Healthy for fighting and settled in his home life, the 29-year-old is now ready to try out the Octagon once again, and there couldn’t be a better opportunity than this, the chance to upset the heavily-hyped newcomer and give his own career a jolt. As soon as he got the call, he agreed to the fight immediately.
“It was ‘yes’ before they finished the question,” said Crowder. “I saw him on the Contender Series and I knew it was going to be a bit of a special fight just because of his background. I didn’t think it was gonna be a co-main event, but that’s awesome also. I’m pretty excited about it.”
Originally signed to a developmental deal after his DWTNCS win over Austen Lane last June, Hardy scored a second win on the series two months later and added a 53-second finish of Rasheem Jones in September that prompted the UFC to bring him into the big show. It’s an interesting spot for Hardy to be in, because he’s shown raw talent, but he will be giving up experience to everyone he fights. Crowder included.
“I figured when they put him in there they were gonna put him up against somebody and I was hoping they wouldn’t just put him against anybody,” said Crowder. “I’ve got a lot of experience fighting.
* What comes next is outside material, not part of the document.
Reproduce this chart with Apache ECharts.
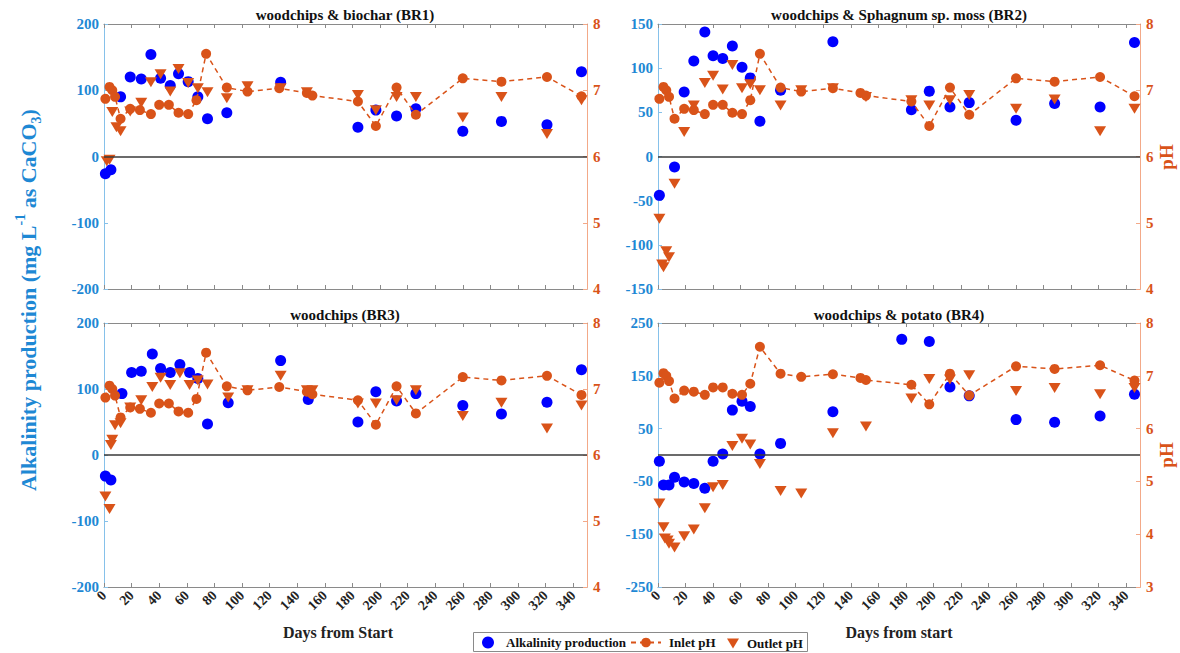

Between my amateur and my professional career, I’ve got over 20 fights, so I’ve got a lot more experience than he does. So it will definitely be a good challenge for him and a good challenge for myself as well.”
Crowder, like Hardy, has shown glimpses of world-class talent, but in the case of the Mebane product, he’s fallen short in big fights against Willis and in 2015 to another current heavyweight contender, Curtis Blaydes. Around the time of the Blaydes fight, he admits to a lack of consistent focus. Against Willis, he found out that you can’t judge a book by its cover. That won’t happen again.
“I think it (being overconfident before the Willis fight) took it out of my system forever,” he said. “I doubt I’ll ever get that cocky again.”
He can’t afford another lapse like that against a power hitter like Hardy. And if people are judging him off the losses to Willis and Blaydes, he’s fine with that.
“I like being the underdog,” he said. “I like people thinking I’m gonna lose. It motivates me and makes me work twice as hard.”
Crowder hopes working twice as hard gets the job done in Brooklyn, because if it does, the rest of 2019 is going to look a lot more interesting.
“I get this win right here and this is a life-changing opportunity,” he said. “Hopefully I get some sponsors and get the next big name and it puts me on the totem pole and I start calling out people that I really want, so it really works out good. 2019 is gonna be the best year yet. I’m still young, I got a few more years left to do this and I want to take full advantage of it.”